この名詞の意味は「不安」や「コンプレックスを持っている」という意味になります。この表現は日常英会話でよく使われます。そして、代わりに「complex」(コンプレックス)という単語でも代用可能です。
「hang-up」という単語は多くの場合「to have (got) a hang-up about ~」という表現で使われます。この表現は日本語で「~についてコンプレックスがある」、「コンプレックスを持っている」という意味になります。それでは、実際のネイティブの使い方を例文で見ていきましょう。
「不安、コンプレックス」という意味のhang-upの使い方 例文
A: I’ve got a hang-up about my bum. It’s too big.
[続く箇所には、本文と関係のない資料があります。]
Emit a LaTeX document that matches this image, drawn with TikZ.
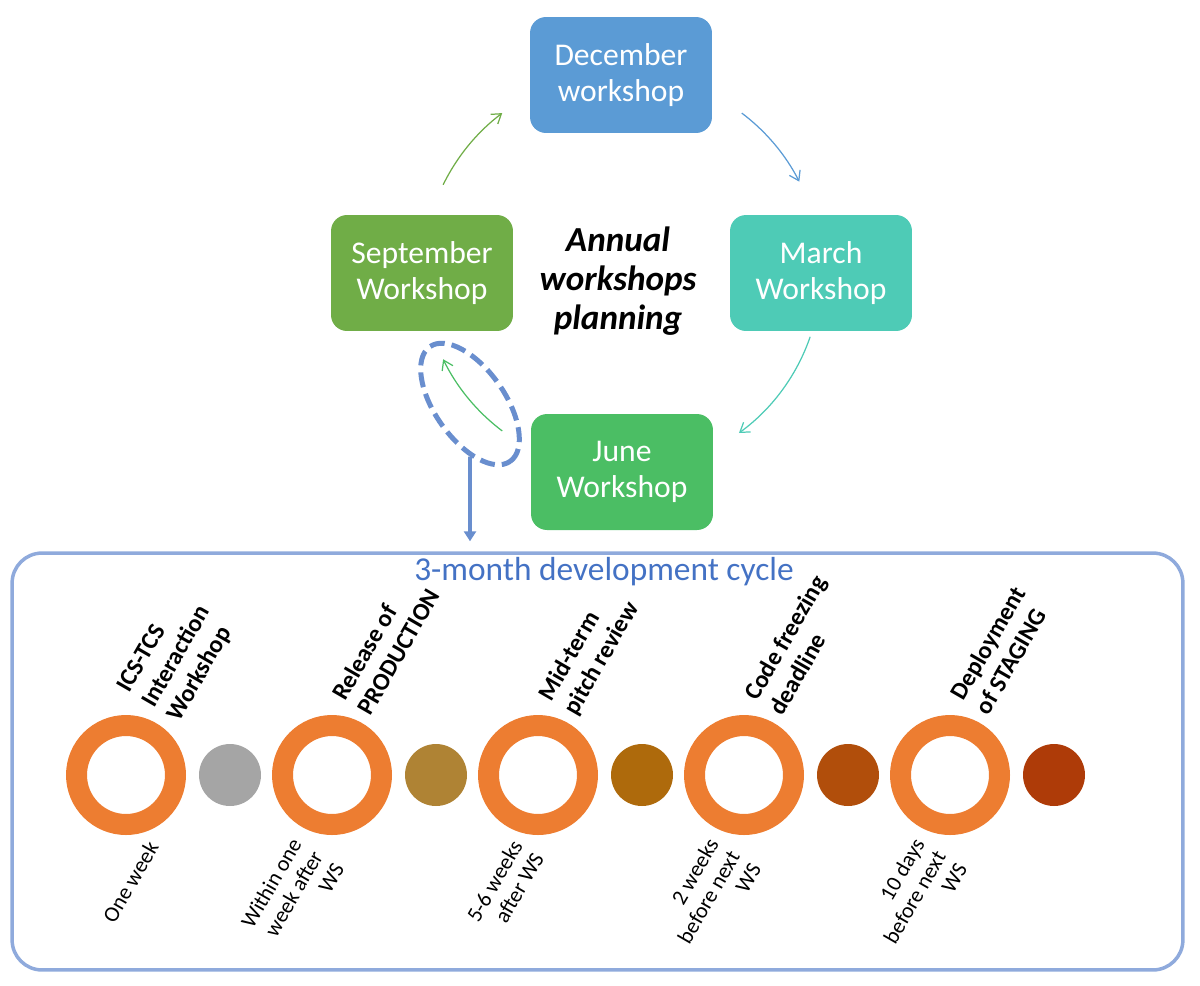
\documentclass[tikz,border=0pt]{standalone}
\usepackage{fontspec}
\setmainfont{Carlito}
\usetikzlibrary{arrows.meta,positioning,calc,shapes.geometric}
\definecolor{decc}{RGB}{91,155,213}
\definecolor{sepc}{RGB}{112,173,71}
\definecolor{marc}{RGB}{78,203,182}
\definecolor{junc}{RGB}{75,190,100}
\definecolor{loopc}{RGB}{105,142,206}
\definecolor{framec}{RGB}{143,170,220}
\definecolor{titlec}{RGB}{68,114,196}
\definecolor{ringc}{RGB}{237,125,49}
\definecolor{dotA}{RGB}{165,165,165}
\definecolor{dotB}{RGB}{175,131,52}
\definecolor{dotC}{RGB}{174,106,12}
\definecolor{dotD}{RGB}{177,78,11}
\definecolor{dotE}{RGB}{174,59,8}
\tikzset{
  wbox/.style={rounded corners=0.32cm, minimum width=3.64cm, minimum height=2.32cm,
               inner sep=2pt, text=white, align=center, font=\fontsize{18}{20.5}\selectfont},
  hubtext/.style={align=center, inner sep=0pt, font=\fontsize{20}{22}\selectfont\bfseries\itshape},
  turn/.style={-{Straight Barb[length=1.8mm,width=2.4mm]}, line width=0.7pt},
  loopring/.style={ellipse, draw=loopc, line width=0.1cm, dash pattern=on 0.3cm off 0.14cm,
               minimum width=2.8cm, minimum height=1.4cm, inner sep=0pt},
  drop/.style={-{Triangle[length=2mm,width=2.4mm]}, loopc, line width=2pt},
  frame/.style={draw=framec, line width=0.07cm, rounded corners=0.6cm,
               minimum width=23.42cm, minimum height=8.34cm},
  ring/.style={circle, draw=ringc, line width=0.42cm, minimum size=1.98cm, inner sep=0pt},
  dot/.style={circle, minimum size=1.24cm, inner sep=0pt},
  uplabel/.style={rotate=60, anchor=south west, align=left, inner sep=0pt,
               font=\fontsize{14}{16.5}\selectfont\bfseries},
  lowlabel/.style={rotate=60, anchor=north east, align=right, inner sep=0pt,
               font=\fontsize{12.5}{14}\selectfont},
}
\begin{document}
\begin{tikzpicture}[x=0.02cm, y=-0.02cm]
  \useasboundingbox (0,0) rectangle (1200,985);
  % annual cycle
  \node[wbox, fill=decc] (dec) at (621,75) {December\\workshop};
  \node[wbox, fill=sepc] (sep) at (422,273) {September\\Workshop};
  \node[wbox, fill=marc] (mar) at (821,273) {March\\Workshop};
  \node[wbox, fill=junc] (jun) at (622,472) {June\\Workshop};
  \node[hubtext] (plan) at (618,281) {Annual\\workshops\\planning};
  \coordinate (hub) at (622,272);
  \foreach \i/\s/\e/\c in {1/206/233/sepc, 2/307/333/decc, 3/19/54/marc, 4/127/154/junc} {
    \coordinate (t\i) at ($(hub)+(\s:199)$);
    \draw[turn, \c] (t\i) arc[start angle=\s, end angle=\e, radius=199];
  }
  \node[loopring, rotate=-55] (loop) at (470,404) {};
  % development cycle
  \node[frame] (cyc) at (597.5,761.5) {};
  \draw[drop, shorten >=0.2cm] (loop) -- (loop |- cyc.north);
  \node[text=titlec, font=\fontsize{19}{21}\selectfont] (ttl) at (604,572) {3-month development cycle};
  \foreach \i/\x in {1/126, 2/332, 3/538, 4/744, 5/950}
    \node[ring] (r\i) at (\x,775) {};
  \foreach \i/\x/\c in {1/230/dotA, 2/436/dotB, 3/642/dotC, 4/848/dotD, 5/1054/dotE}
    \node[dot, fill=\c] (d\i) at (\x,775) {};
  \node[uplabel] (u1) at ($(r1)+(57,-50)$) {ICS-TCS\\Interaction\\Workshop};
  \node[uplabel] (u2) at ($(r2)+(39,-58)$) {Release of\\PRODUCTION};
  \node[uplabel] (u3) at ($(r3)+(42,-56)$) {Mid-term\\pitch review};
  \node[uplabel] (u4) at ($(r4)+(39,-58)$) {Code freezing\\deadline};
  \node[uplabel] (u5) at ($(r5)+(39,-58)$) {Deployment\\of STAGING};
  \node[lowlabel] (l1) at ($(r1)+(20,64)$) {One week};
  \node[lowlabel] (l2) at ($(r2)+(-43,61)$) {Within one\\week after\\WS};
  \node[lowlabel] (l3) at ($(r3)+(-28,63)$) {5-6 weeks\\after WS};
  \node[lowlabel] (l4) at ($(r4)+(-38,61)$) {2 weeks\\before next\\WS};
  \node[lowlabel] (l5) at ($(r5)+(-38,61)$) {10 days\\before next\\WS};
\end{tikzpicture}
\end{document}
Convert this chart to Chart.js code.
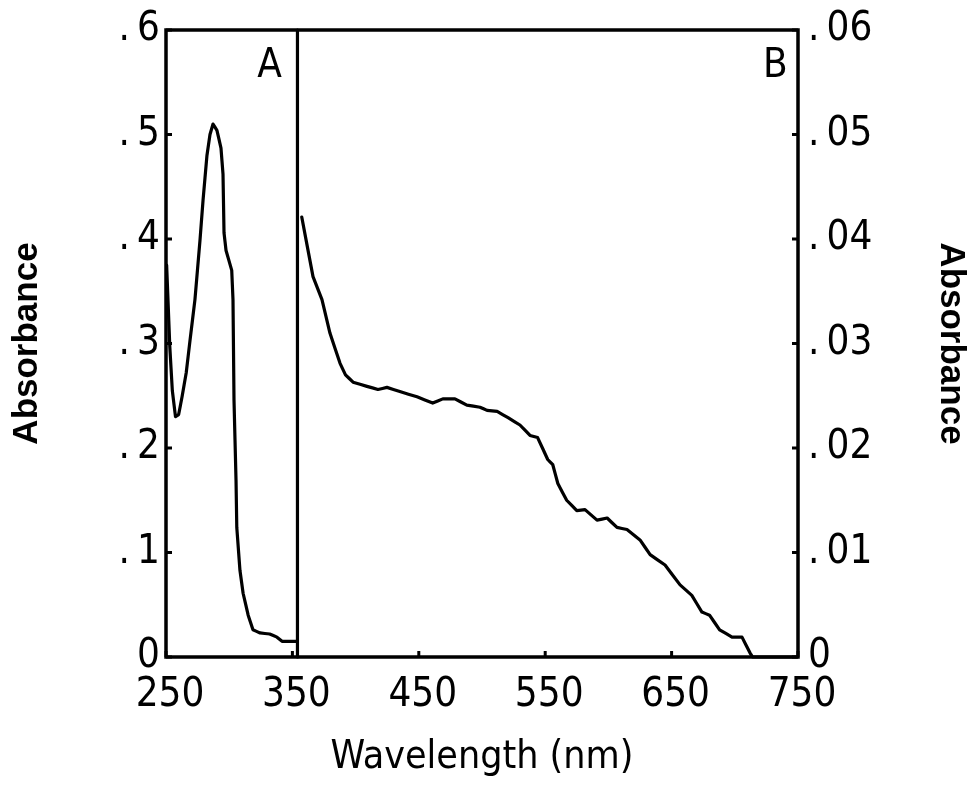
<!DOCTYPE html>
<html>
<head>
<meta charset="utf-8">
<script src="https://cdn.jsdelivr.net/npm/chart.js@4/dist/chart.umd.min.js"></script>
<style>
  html, body { margin: 0; padding: 0; background: #fff; }
  #wrap { width: 973px; height: 786px; }
</style>
</head>
<body>
<div id="wrap"><canvas id="chart" width="973" height="786"></canvas></div>
<script>
// 面板A：紫外区 (左轴 0-0.6)
const wavelengthA = [250.5, 253, 255, 257.5, 260, 262.7, 266, 269, 272.9, 276.9, 279.3, 282.4, 284.8, 287.2,
  290.3, 293.5, 295.1, 295.9, 297.5, 302, 303, 303.8, 305.4, 306, 308.5, 311, 315, 318.8, 324.4, 332, 337.8, 341.8, 353.6];
const absorbanceA = [0.375, 0.297, 0.255, 0.23, 0.232, 0.249, 0.272, 0.303, 0.342, 0.399, 0.437, 0.48, 0.5, 0.51,
  0.504, 0.487, 0.462, 0.406, 0.389, 0.37, 0.342, 0.246, 0.169, 0.124, 0.083, 0.061, 0.04, 0.026, 0.023, 0.022, 0.019, 0.015, 0.015];

// 面板B：可见区 (右轴 0-0.06)
const wavelengthB = [357.4, 366.3, 373.4, 379.7, 387.7, 392, 398, 409, 417.7, 424.8, 435, 448.6, 461, 469, 478.6,
  488, 498.4, 504, 512, 520.6, 530, 538, 544, 552, 556, 560, 567, 575, 581.5, 591, 599, 606.8, 614.7, 625, 633,
  644.8, 656.7, 666, 674, 680, 688, 697.8, 705.7, 712, 714, 749];
const absorbanceB = [0.0421, 0.0364, 0.0342, 0.031, 0.0281, 0.027, 0.0263, 0.0259, 0.0256, 0.0258, 0.0254, 0.0249, 0.0243, 0.0247, 0.0247,
  0.0241, 0.0239, 0.0236, 0.0235, 0.0229, 0.0222, 0.0212, 0.021, 0.0189, 0.0184, 0.0166, 0.015, 0.014, 0.0141, 0.0131, 0.0133, 0.0124, 0.0122, 0.0112, 0.0098,
  0.0088, 0.0069, 0.0059, 0.0043, 0.004, 0.0026, 0.0019, 0.0019, 0.0004, 0, 0];

// 分隔线与面板标记
const dividerX = 354;
const panelNames = ['A', 'B'];
const panelLabelX = [332, 732];
const panelLabelY = 0.565;

// 刻度
const xTicks = [250, 350, 450, 550, 650, 750];

const plotFont = '"Liberation Sans Narrow", "DejaVu Sans Condensed", "Liberation Sans", sans-serif';
const textFont = '"Liberation Sans", Arial, sans-serif';

const toPoints = (xs, ys) => xs.map((x, i) => ({ x: x, y: ys[i] }));

// 去掉刻度文字带来的额外边距，让绘图区位置固定
const fixBox = size => s => {
  if (s.isHorizontal()) { s.height = size; } else { s.width = size; }
  s.paddingTop = 0; s.paddingBottom = 0; s.paddingLeft = 0; s.paddingRight = 0;
};

// 边框、向内刻度、面板字母
const framePlugin = {
  id: 'frame',
  afterDatasetsDraw(chart) {
    const { ctx, chartArea: a, scales } = chart;
    ctx.save();
    ctx.strokeStyle = '#000';
    ctx.lineWidth = 3.5;
    ctx.strokeRect(a.left, a.top, a.right - a.left, a.bottom - a.top);

    ctx.lineWidth = 3;
    scales.x.ticks.forEach(t => {
      const px = scales.x.getPixelForValue(t.value);
      ctx.beginPath(); ctx.moveTo(px, a.bottom); ctx.lineTo(px, a.bottom - 6); ctx.stroke();
    });
    scales.y.ticks.forEach(t => {
      const py = scales.y.getPixelForValue(t.value);
      ctx.beginPath(); ctx.moveTo(a.left, py); ctx.lineTo(a.left + 6, py); ctx.stroke();
    });
    scales.y2.ticks.forEach(t => {
      const py = scales.y2.getPixelForValue(t.value);
      ctx.beginPath(); ctx.moveTo(a.right, py); ctx.lineTo(a.right - 6, py); ctx.stroke();
    });

    ctx.fillStyle = '#000';
    ctx.font = '40px ' + plotFont;
    ctx.textAlign = 'center';
    ctx.textBaseline = 'middle';
    panelNames.forEach((name, i) => {
      ctx.fillText(name, scales.x.getPixelForValue(panelLabelX[i]), scales.y.getPixelForValue(panelLabelY));
    });
    ctx.restore();
  }
};

// tension 取极小值：避开快速路径，同一像素列的点不会画出竖短线
const lineStyle = { borderColor: '#000', borderWidth: 3.2, borderJoinStyle: 'round', borderCapStyle: 'round',
  pointRadius: 0, tension: 0.0001, fill: false, clip: false };

new Chart(document.getElementById('chart'), {
  type: 'line',
  data: {
    datasets: [
      Object.assign({ label: 'A', data: toPoints(wavelengthA, absorbanceA), yAxisID: 'y' }, lineStyle),
      Object.assign({ label: 'B', data: toPoints(wavelengthB, absorbanceB), yAxisID: 'y2' }, lineStyle),
      Object.assign({ label: 'divider', data: [{ x: dividerX, y: 0 }, { x: dividerX, y: 0.6 }], yAxisID: 'y' }, lineStyle)
    ]
  },
  options: {
    responsive: false,
    animation: false,
    layout: { padding: { top: 30, left: 0, right: 0, bottom: 0 } },
    plugins: { legend: { display: false }, tooltip: { enabled: false } },
    scales: {
      x: {
        type: 'linear',
        min: 250, max: 750,
        afterBuildTicks: s => { s.ticks = xTicks.map(v => ({ value: v })); },
        afterFit: fixBox(129),
        grid: { display: false, drawTicks: false },
        border: { display: false },
        ticks: { color: '#000', font: { family: plotFont, size: 40 }, padding: 15, labelOffset: 4, maxRotation: 0 },
        title: { display: true, text: 'Wavelength (nm)', color: '#000', font: { family: plotFont, size: 39 }, padding: { top: 0, bottom: 5 } }
      },
      y: {
        position: 'left',
        min: 0, max: 0.6,
        afterFit: fixBox(166),
        grid: { display: false, drawTicks: false },
        border: { display: false },
        ticks: {
          stepSize: 0.1, color: '#000', padding: 6,
          font: { family: plotFont, size: 40 },
          callback: v => { const n = Math.round(v * 10); return n === 0 ? '0' : '.\u2009' + n; }
        },
        title: { display: true, text: 'Absorbance', color: '#000', font: { family: textFont, size: 35, weight: 'bold' }, padding: { top: 6, bottom: 0 } }
      },
      y2: {
        position: 'right',
        min: 0, max: 0.06,
        afterFit: fixBox(175),
        grid: { display: false, drawTicks: false },
        border: { display: false },
        ticks: {
          stepSize: 0.01, color: '#000', padding: 10,
          font: { family: plotFont, size: 40 },
          callback: v => { const n = Math.round(v * 100); return n === 0 ? '0' : '.\u2009' + String(n).padStart(2, '0'); }
        },
        title: { display: true, text: 'Absorbance', color: '#000', font: { family: textFont, size: 35, weight: 'bold' }, padding: { top: 1, bottom: 0 } }
      }
    }
  },
  plugins: [framePlugin]
});
</script>
</body>
</html>
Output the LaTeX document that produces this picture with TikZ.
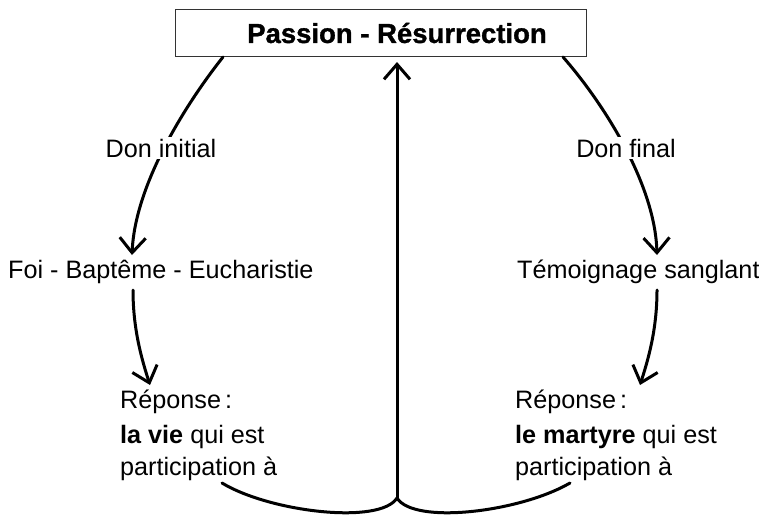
\documentclass[tikz,border=0pt]{standalone}
\usepackage{fontspec}
\setmainfont{Liberation Sans}
\newfontfamily\heavyfont{Liberation Sans Bold}[FakeBold=1.2]
\usetikzlibrary{arrows.meta}
\begin{document}
\begin{tikzpicture}[x=1pt,y=-1pt,
  lbl/.style={font=\fontsize{25.2}{28}\selectfont, inner sep=0pt},
  curve/.style={line width=3pt, line cap=round},
  arr/.style={curve, -{Straight Barb[length=15pt,width=26pt]}},
  frame/.style={draw=black!80, line width=1pt}]
\useasboundingbox (0,0) rectangle (759,520);
% title box
\draw[frame] (175,9) rectangle (586,56);
\node[font=\fontsize{27.5}{30}\heavyfont, inner sep=0pt] (title) at (397,33) {Passion - Résurrection};
\coordinate (tl) at (223,57);
\coordinate (tr) at (563,57);
\coordinate (cusp) at (397,498);
% left top
\coordinate (a1) at (132,255);
\draw[arr] (tl) .. controls (185,105) and (135,185) .. (a1);
\node[lbl, fill=white, inner sep=2pt, anchor=base] (doni) at (161,157) {Don initial};
% right top
\coordinate (b1) at (657,255);
\draw[arr] (tr) .. controls (605,105) and (655,185) .. (b1);
\node[lbl, fill=white, inner sep=2pt, anchor=base] (donf) at (626,157) {Don final};
% middle labels
\node[lbl, anchor=base west] (foi) at (8,278) {Foi - Baptême - Eucharistie};
\node[lbl, anchor=base west] (temo) at (517,278) {Témoignage sanglant};
% left middle
\coordinate (a2) at (133,290);
\coordinate (a3) at (150,385);
\draw[arr] (a2) .. controls (133,330) and (142,360) .. (a3);
% right middle
\coordinate (b2) at (657,290);
\coordinate (b3) at (640,385);
\draw[arr] (b2) .. controls (657,330) and (648,360) .. (b3);
% responses
\node[lbl, anchor=base west] (rl1) at (120,408) {Réponse\,:};
\node[lbl, anchor=base west] (rl2) at (120,443) {\textbf{la vie} qui est};
\node[lbl, anchor=base west] (rl3) at (120,475) {participation à};
\node[lbl, anchor=base west] (rr1) at (515,408) {Réponse\,:};
\node[lbl, anchor=base west] (rr2) at (515,443) {\textbf{le martyre} qui est};
\node[lbl, anchor=base west] (rr3) at (515,475) {participation à};
% bottom
\coordinate (bl) at (222,483);
\coordinate (br) at (570,483);
\draw[curve] (bl) .. controls (270,512) and (380,525) .. (cusp);
\draw[curve] (br) .. controls (520,512) and (414,525) .. (cusp);
% vertical arrow
\coordinate (vtop) at (397,62);
\draw[arr] (cusp) -- (vtop);
\end{tikzpicture}
\end{document}
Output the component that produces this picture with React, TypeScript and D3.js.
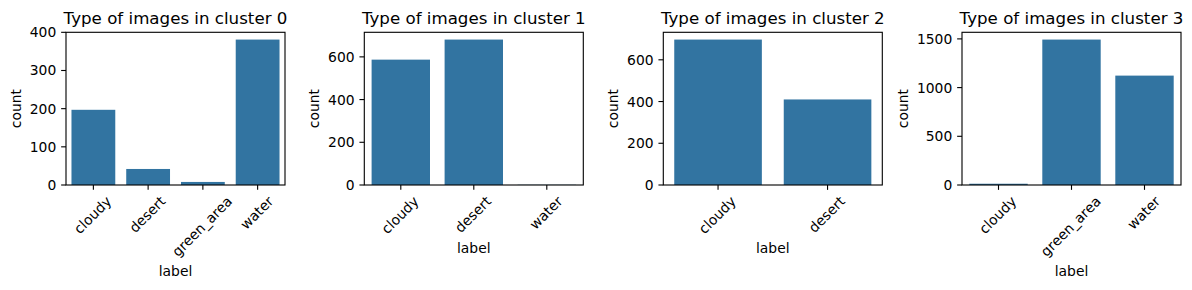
import React from "react";
import * as d3 from "d3";

// ---- data ----
const clusterIds = ["0", "1", "2", "3"];
const labels0 = ["cloudy", "desert", "green_area", "water"];
const counts0 = [197, 42, 8, 381];
const yTicks0 = [0, 100, 200, 300, 400];

const labels1 = ["cloudy", "desert", "water"];
const counts1 = [587, 681, 1];
const yTicks1 = [0, 200, 400, 600];

const labels2 = ["cloudy", "desert"];
const counts2 = [697, 410];
const yTicks2 = [0, 200, 400, 600];

const labels3 = ["cloudy", "green_area", "water"];
const counts3 = [13, 1493, 1123];
const yTicks3 = [0, 500, 1000, 1500];

const panelLabels = [labels0, labels1, labels2, labels3];
const panelCounts = [counts0, counts1, counts2, counts3];
const panelTicks = [yTicks0, yTicks1, yTicks2, yTicks3];

// ---- layout ----
const WIDTH = 1192;
const HEIGHT = 290;
const AX_LEFTS = [66, 364.3, 663.3, 962];
const AX_W = 219;
const AX_TOP = 32.3;
const AX_BOTTOM = 185;
const FONT = "DejaVu Sans, sans-serif";
const FS = 13.89;
const TITLE_FS = 16.67;
const TICK_LEN = 4.86;
const TICK_PAD = 4.86;
const LABEL_PAD = 5.56;
const BAR_COLOR = "#3274a1";

let ctx: CanvasRenderingContext2D | null = null;
function measure(text: string, size: number): number {
  if (!ctx) {
    const c = document.createElement("canvas");
    ctx = c.getContext("2d");
  }
  if (!ctx) return text.length * size * 0.6;
  ctx.font = `${size}px "DejaVu Sans"`;
  return ctx.measureText(text).width;
}

function Panel({ idx }: { idx: number }) {
  const cats = panelLabels[idx];
  const vals = panelCounts[idx];
  const ticks = panelTicks[idx];
  const left = AX_LEFTS[idx];
  const right = left + AX_W;
  const x = d3
    .scaleBand<string>()
    .domain(cats)
    .range([left, right])
    .paddingInner(0.2)
    .paddingOuter(0.1);
  const ymax = (d3.max(vals) as number) * 1.05;
  const y = d3.scaleLinear().domain([0, ymax]).range([AX_BOTTOM, AX_TOP]);
  const h = 0.996 * FS;
  const xLabelTop0 = AX_BOTTOM + TICK_LEN + TICK_PAD;
  let maxBottom = xLabelTop0;
  const xLabels = cats.map((c) => {
    const w = measure(c, FS);
    const half = (w + h) / (2 * Math.SQRT2);
    const cx = (x(c) as number) + x.bandwidth() / 2;
    const cy = xLabelTop0 + half;
    maxBottom = Math.max(maxBottom, cy + half);
    return { c, cx, cy };
  });
  const xlabelBaseline = maxBottom + LABEL_PAD + 0.76 * FS;
  const tickLabelX = left - TICK_LEN - TICK_PAD;
  const minLeft = d3.min(ticks, (t) => tickLabelX - measure(String(t), FS)) as number;
  const ylabelX = minLeft - LABEL_PAD - 0.236 * FS;
  const midY = (AX_TOP + AX_BOTTOM) / 2;

  return (
    <g fontFamily={FONT} fill="#000">
      <text
        x={(left + right) / 2}
        y={AX_TOP - 8.33}
        fontSize={TITLE_FS}
        textAnchor="middle"
      >
        {`Type of images in cluster ${clusterIds[idx]}`}
      </text>
      {cats.map((c, i) => (
        <rect
          key={c}
          x={x(c)}
          width={x.bandwidth()}
          y={y(vals[i])}
          height={AX_BOTTOM - y(vals[i])}
          fill={BAR_COLOR}
        />
      ))}
      <rect
        x={left}
        y={AX_TOP}
        width={AX_W}
        height={AX_BOTTOM - AX_TOP}
        fill="none"
        stroke="#000"
        strokeWidth={1.11}
      />
      {ticks.map((t) => (
        <g key={t}>
          <line
            x1={left - TICK_LEN}
            x2={left}
            y1={y(t)}
            y2={y(t)}
            stroke="#000"
            strokeWidth={1.11}
          />
          <text x={tickLabelX} y={y(t)} dy="0.36em" fontSize={FS} textAnchor="end">
            {t}
          </text>
        </g>
      ))}
      {xLabels.map(({ c, cx, cy }) => (
        <g key={c}>
          <line
            x1={cx}
            x2={cx}
            y1={AX_BOTTOM}
            y2={AX_BOTTOM + TICK_LEN}
            stroke="#000"
            strokeWidth={1.11}
          />
          <text
            transform={`translate(${cx},${cy}) rotate(-45)`}
            dy="0.27em"
            fontSize={FS}
            textAnchor="middle"
          >
            {c}
          </text>
        </g>
      ))}
      <text x={(left + right) / 2} y={xlabelBaseline} fontSize={FS} textAnchor="middle">
        label
      </text>
      <text
        transform={`translate(${ylabelX},${midY}) rotate(-90)`}
        fontSize={FS}
        textAnchor="middle"
      >
        count
      </text>
    </g>
  );
}

export default function App() {
  return (
    <svg
      width={WIDTH}
      height={HEIGHT}
      style={{ position: "absolute", left: 0, top: 0, background: "#fff" }}
    >
      <rect width={WIDTH} height={HEIGHT} fill="#fff" />
      {clusterIds.map((_, i) => (
        <Panel key={i} idx={i} />
      ))}
    </svg>
  );
}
(私は自分のお尻にコンプレックスがある。大きすぎ!)
B: It’s fine. Big bums are sexy!
(大丈夫だよ。大きいお尻はセクシーだよ!)
A: Mike is starting to go bald.
(マイクは剥げてきたね。)
B: Yes, but don’t mention it. He has a real hang-up about his hair.
(そうだけど本人に何も言わないで。彼はそれについてすごいコンプレックスがあるよ。)
A: Karen is so pretty but she lacks confidence.
(カレンはとても可愛いけど自信はないね。)
B: Yes. She’s got so many hang-ups about her looks. I don’t know why though.
(そうですよね。見た目について色々なコンプレックスがあるみたい。なぜかわからないけど。)
まとめ:「hang up」、「hang-up」の意味と使い方
まとめると「hang up」は句動詞で「電話を切る」または、「物を掛ける」という二つの意味があります。「hang-up」は句動詞ではなく名詞です。意味として「コンプレックスがある」になります。
両方ともネイティブの日常会話で非常によく使われますので、スピーキング力やリスニング力を上達させたい方は必ず覚えておくべき言葉だと思います。